Sudan seizes 'rebel stronghold' in Blue Nile

Army captures town of Kurmuk near border with South Sudan after two months of heavy fighting with insurgents.

    The Sudanese army has been clashing with opposition fighters in the Blue Nile state for at least two months [Reuters]

    Sudanese armed forces have seized the rebel stronghold of Kurmuk in Blue Nile state, both sides said, after two months of heavy fighting on the border with newly independent South Sudan.

    "Our troops entered the town of Kurmuk, expelled the insurgents and killed and wounded many [them] and they are
    now cleansing the town," Sudan's defence ministry website said on Thursday.

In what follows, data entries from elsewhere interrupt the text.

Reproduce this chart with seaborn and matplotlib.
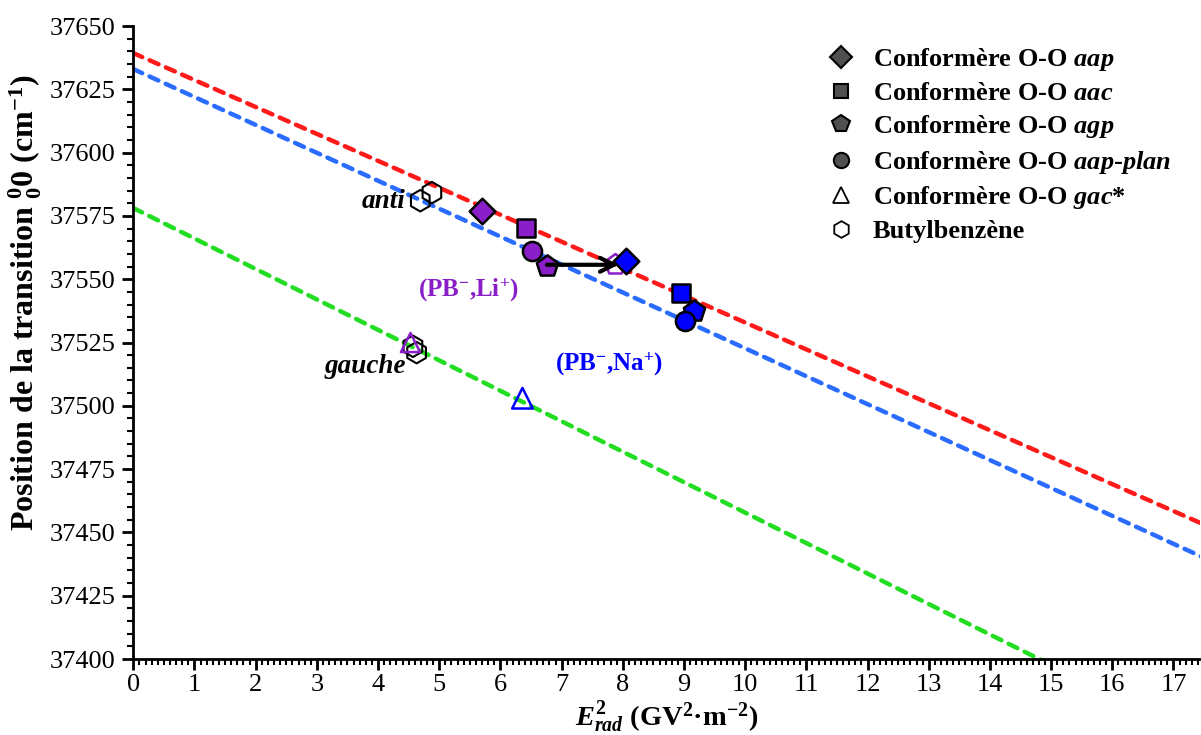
import matplotlib
matplotlib.use("Agg")
import matplotlib.pyplot as plt
from matplotlib.lines import Line2D
from matplotlib.ticker import MultipleLocator
import numpy as np
import pandas as pd
import seaborn as sns

# ---------------- data ----------------
conformers = ["aap", "aac", "agp", "aap-plan"]
li_x = [5.70, 6.42, 6.76, 6.51]
li_y = [37577.1, 37570.1, 37555.3, 37561.3]
na_x = [8.06, 8.95, 9.17, 9.01]
na_y = [37557.3, 37544.5, 37537.5, 37533.5]

shifted_agp_x = [7.88]
shifted_agp_y = [37555.7]

gac_li_x = [4.53]
gac_li_y = [37525.0]
gac_na_x = [6.36]
gac_na_y = [37503.0]

butyl_x = [4.69, 4.88, 4.57, 4.63]
butyl_y = [37581.0, 37584.2, 37523.5, 37521.0]

fit_names = ["red", "blue", "green"]
fit_intercepts = [37639.3, 37633.0, 37578.1]
fit_slopes = [-10.64, -11.03, -12.03]
fit_colors = ["#ff1a1a", "#2a6cff", "#22dd22"]

legend_labels = [
    "Conformère O-O $aap$",
    "Conformère O-O $aac$",
    "Conformère O-O $agp$",
    "Conformère O-O $aap$-$plan$",
    "Conformère O-O $gac$*",
    "Butylbenzène",
]

marker_map = {"aap": "D", "aac": "s", "agp": "p", "aap-plan": "o"}
size_map = {"aap": 170, "aac": 170, "agp": 260, "aap-plan": 190}

purple = "#8a1ec8"
blue = "#0000ff"

# ---------------- style ----------------
sns.set_theme(style="ticks")
plt.rcParams["font.family"] = ["Liberation Serif", "DejaVu Serif"]
plt.rcParams["mathtext.fontset"] = "custom"
plt.rcParams["mathtext.rm"] = "Liberation Serif:bold"
plt.rcParams["mathtext.bf"] = "Liberation Serif:bold"
plt.rcParams["mathtext.it"] = "Liberation Serif:bold:italic"
plt.rcParams["text.color"] = "black"
plt.rcParams["axes.labelcolor"] = "black"
plt.rcParams["xtick.color"] = "black"
plt.rcParams["ytick.color"] = "black"
plt.rcParams["xtick.labelcolor"] = "black"
plt.rcParams["ytick.labelcolor"] = "black"

fig = plt.figure(figsize=(12.01, 7.35), dpi=100)
ax = fig.add_axes([0.111, 0.1034, 0.888, 0.8612])

xmin, xmax = 0, 17.43
ymin, ymax = 37400, 37650

# fit lines
xs = np.array([xmin, 17.6])
for a, b, c in zip(fit_intercepts, fit_slopes, fit_colors):
    df_line = pd.DataFrame({"x": xs, "y": a + b * xs})
    sns.lineplot(data=df_line, x="x", y="y", color=c, lw=3.2,
                 dashes=False, ax=ax, zorder=2)
for line in ax.get_lines():
    line.set_linestyle((0, (2.2, 1.8)))
    line.set_dash_capstyle("round")

# Li and Na complexes
df = pd.DataFrame({
    "conf": conformers * 2,
    "x": li_x + na_x,
    "y": li_y + na_y,
    "ion": ["Li"] * 4 + ["Na"] * 4,
})
for conf in conformers:
    for ion, col in [("Li", purple), ("Na", blue)]:
        sub = df[(df.conf == conf) & (df.ion == ion)]
        sns.scatterplot(data=sub, x="x", y="y", marker=marker_map[conf],
                        s=size_map[conf], color=col, edgecolor="black",
                        linewidth=1.8, ax=ax, zorder=5, legend=False)

# shifted agp (hollow purple pentagon)
sns.scatterplot(x=shifted_agp_x, y=shifted_agp_y, marker="p", s=240,
                facecolor="none", edgecolor=purple, linewidth=1.8, ax=ax,
                zorder=4, legend=False)

# gac* triangles
sns.scatterplot(x=gac_li_x, y=gac_li_y, marker="^", s=190,
                facecolor="none", edgecolor=purple, linewidth=1.8, ax=ax,
                zorder=6, legend=False)
sns.scatterplot(x=gac_na_x, y=gac_na_y, marker="^", s=220,
                facecolor="none", edgecolor=blue, linewidth=1.8, ax=ax,
                zorder=6, legend=False)

# butylbenzene hexagons
sns.scatterplot(x=butyl_x, y=butyl_y, marker="h", s=240,
                facecolor="none", edgecolor="black", linewidth=1.5, ax=ax,
                zorder=5, legend=False)

# arrow from agp Li to shifted position
ax.annotate("", xy=(shifted_agp_x[0] + 0.05, shifted_agp_y[0]),
            xytext=(li_x[2], shifted_agp_y[0]),
            arrowprops=dict(arrowstyle="->", lw=3, color="black",
                            mutation_scale=25, shrinkA=0, shrinkB=0),
            zorder=7)

# annotations
ax.text(4.45, 37580.5, "anti", ha="right", va="center", fontsize=19.5,
        fontweight="bold", fontstyle="italic", color="black")
ax.text(4.45, 37515.5, "gauche", ha="right", va="center", fontsize=19.5,
        fontweight="bold", fontstyle="italic", color="black")
ax.text(5.48, 37545.5, "(PB$^{-}$,Li$^{+}$)", ha="center", va="center",
        fontsize=18, fontweight="bold", color=purple)
ax.text(7.78, 37516.5, "(PB$^{-}$,Na$^{+}$)", ha="center", va="center",
        fontsize=18, fontweight="bold", color=blue)

# axes
ax.set_xlim(xmin, xmax)
ax.set_ylim(ymin, ymax)
ax.xaxis.set_major_locator(MultipleLocator(1))
ax.xaxis.set_minor_locator(MultipleLocator(0.1))
ax.yaxis.set_major_locator(MultipleLocator(25))
ax.yaxis.set_minor_locator(MultipleLocator(5))
ax.tick_params(axis="both", which="major", direction="out", length=8,
               width=2, labelsize=19, color="black", labelcolor="black",
               pad=5)
ax.tick_params(axis="x", which="major", pad=3)
ax.tick_params(axis="both", which="minor", direction="out", length=4,
               width=1.5, color="black")
for lab in ax.get_xticklabels() + ax.get_yticklabels():
    lab.set_fontweight("normal")
sns.despine(ax=ax)
for sp in ["left", "bottom"]:
    ax.spines[sp].set_linewidth(2)
    ax.spines[sp].set_color("black")

ax.set_xlabel("$E^{2}_{rad}$ (GV$^{2}$·m$^{-2}$)", fontsize=20.5,
              fontweight="bold", color="black")
ax.xaxis.set_label_coords(0.5, -0.064)
ax.set_ylabel("Position de la transition ${}^{0}_{0}$0 (cm$^{-1}$)",
              fontsize=23, fontweight="bold", color="black")
ax.yaxis.set_label_coords(-0.084, 0.5625)

# legend
leg_gray = "#505050"
handles = [
    Line2D([], [], ls="none", marker="D", ms=11, mfc=leg_gray, mec="black", mew=1.5),
    Line2D([], [], ls="none", marker="s", ms=10, mfc=leg_gray, mec="black", mew=1.5),
    Line2D([], [], ls="none", marker="p", ms=13, mfc=leg_gray, mec="black", mew=1.5),
    Line2D([], [], ls="none", marker="o", ms=11, mfc=leg_gray, mec="black", mew=1.5),
    Line2D([], [], ls="none", marker="^", ms=12, mfc="none", mec="black", mew=1.3),
    Line2D([], [], ls="none", marker="h", ms=12, mfc="none", mec="black", mew=1.3),
]
leg = ax.legend(handles, legend_labels, loc="upper right",
                bbox_to_anchor=(0.995, 1.006), frameon=False,
                prop={"weight": "bold", "size": 19}, handletextpad=0.45,
                labelspacing=0.32, handlelength=1.5, labelcolor="black")

fig.savefig("out.png", dpi=100)
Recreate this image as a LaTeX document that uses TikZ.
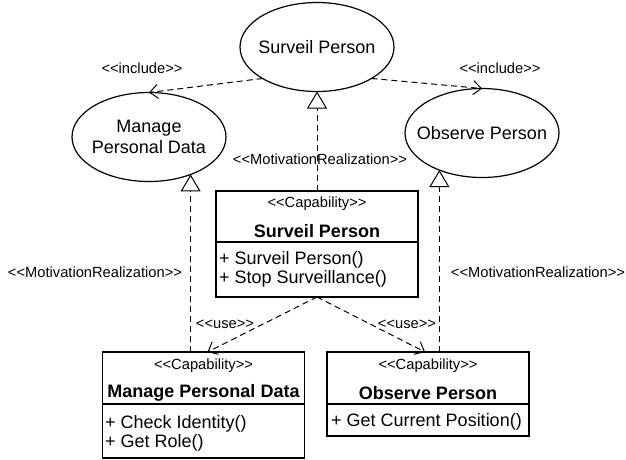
\documentclass[tikz,border=0pt]{standalone}
\usepackage{fontspec}
\setmainfont{Liberation Sans}
\usetikzlibrary{arrows.meta,shapes.geometric,calc}
% stereotype guillemets written as two separate angle brackets
\newcommand\stereo[1]{<\kern0pt<#1>\kern0pt>}
\begin{document}
\begin{tikzpicture}[x=1pt,y=-1pt,
  big/.style={font=\fontsize{18}{21}\selectfont},
  bigbold/.style={font=\fontsize{18}{21}\selectfont\bfseries},
  small/.style={font=\fontsize{14.7}{16}\selectfont},
  usecase/.style={draw, ellipse, line width=1.2pt, minimum width=154pt,
    minimum height=89pt, inner sep=0pt, outer sep=0pt},
  classbox/.style={draw, rectangle, line width=1.2pt, minimum width=202pt,
    inner sep=0pt, outer sep=0pt},
  divider/.style={line width=1.2pt},
  dep/.style={line width=1pt, dash pattern=on 6pt off 4pt},
  opentip/.style={dep, -{Straight Barb[length=8pt,width=14pt]}},
  realize/.style={dep, -{Triangle[open,length=17pt,width=20pt]}},
  lbl/.style={small, inner sep=0pt},
  member/.style={big, inner sep=0pt, anchor=west},
]
\useasboundingbox[fill=white] (0,0) rectangle (626,459);

% use cases
\node[usecase, label={[big]center:Surveil Person}] (sp) at (317,47) {};
\node[usecase, label={[big,align=center]center:Manage\\Personal Data}] (mpd) at (149,137) {};
\node[usecase, label={[big]center:Observe Person}] (obs) at (482,133) {};

% capability classes
\node[classbox, minimum height=106pt] (spbox) at (317,244) {};
\node[lbl] (spst) at (317,204) {\stereo{Capability}};
\node[bigbold, inner sep=0pt] (spname) at (317,231) {Surveil Person};
\draw[divider] ($(spbox.north west)+(0,51)$) -- ($(spbox.north east)+(0,51)$);
\node[member] (spm1) at (219,260) {+ Surveil Person()};
\node[member] (spm2) at (219,279) {+ Stop Surveillance()};

\node[classbox, minimum height=106pt] (mpdbox) at (203.5,405) {};
\node[lbl] (mpdst) at (203.5,366) {\stereo{Capability}};
\node[bigbold, inner sep=0pt] (mpdname) at (203.5,393) {Manage Personal Data};
\draw[divider] ($(mpdbox.north west)+(0,52)$) -- ($(mpdbox.north east)+(0,52)$);
\node[member] (mpdm1) at (105,424) {+ Check Identity()};
\node[member] (mpdm2) at (105,443) {+ Get Role()};

\node[classbox, minimum height=84pt] (obsbox) at (428,394) {};
\node[lbl] (obsst) at (428,366) {\stereo{Capability}};
\node[bigbold, inner sep=0pt] (obsname) at (428,393) {Observe Person};
\draw[divider] ($(obsbox.north west)+(0,52)$) -- ($(obsbox.north east)+(0,52)$);
\node[member] (obsm1) at (331,422) {+ Get Current Position()};

% include relations
\draw[opentip] (sp.south west) -- (mpd.north);
\draw[opentip] (sp.south east) -- (obs.north);
\node[lbl] (inclL) at (142,68) {\stereo{include}};
\node[lbl] (inclR) at (500,68) {\stereo{include}};

% motivation realizations
\coordinate (mpdtip) at (mpd.-42);
\coordinate (obstip) at (obs.-139);
\draw[realize] (spbox.north) -- (sp.south);
\draw[realize] (mpdtip |- mpdbox.north) -- (mpdtip);
\draw[realize] (obstip |- obsbox.north) -- (obstip);
\node[lbl] (mrC) at (320,159) {\stereo{MotivationRealization}};
\node[lbl] (mrL) at (95,272) {\stereo{MotivationRealization}};
\node[lbl] (mrR) at (538,272) {\stereo{MotivationRealization}};

% use relations
\draw[opentip] (spbox.south) -- ($(mpdbox.north)+(4,0)$);
\draw[opentip] (spbox.south) -- ($(obsbox.north)+(-3,0)$);
\node[lbl] (useL) at (225,324) {\stereo{use}};
\node[lbl] (useR) at (407,324) {\stereo{use}};
\end{tikzpicture}
\end{document}
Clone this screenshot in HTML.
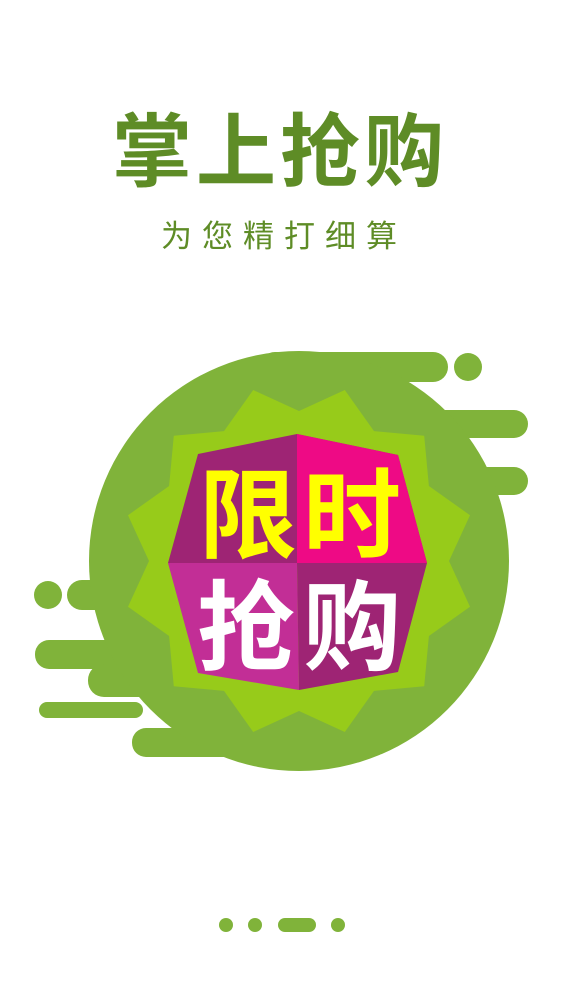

    Violence in Sudanese border states has soured talks between Khartoum and former civil war foe South Sudan. The two states have yet to resolve how to share oil revenues or other assets after South Sudan seceded as part of a 2005 peace deal. 

    "The SPLM troops have withdrawn from Kurmuk for strategic reasons. The Sudanese army controls Kurmuk but this is not the end of the war in Blue Nile," said Sulaiman Othman, a spokesman for SPLM-North in Blue Nile.

    Blue Nile and South Kordofan are north of the new border and remain part of Sudan, but are home to many who sided with the south during one of Africa's longest and deadliest civil wars. 

    Both sides have also failed to find a solution for the disputed border region of Abyei which Khartoum seized in May. 

    Border violence

    Fighters in border states say they have been politically and economically marginalised by Sudan's government. Khartoum accuses them of trying to spread chaos and says it will not tolerate armed militias on its side of the border. 

    Fighting between the Sudanese army and SPLM-North fighters erupted in Blue Nile in September, spreading from neighbouring northern state of South Kordofan where violence began in June. 

    Khartoum accuses South Sudan of backing the fighters in both states. Juba has denied the charges. 

    Border violence has also badly affected ties between Sudan and Western powers. Washington extended trade sanctions this week that have been in place since 1997.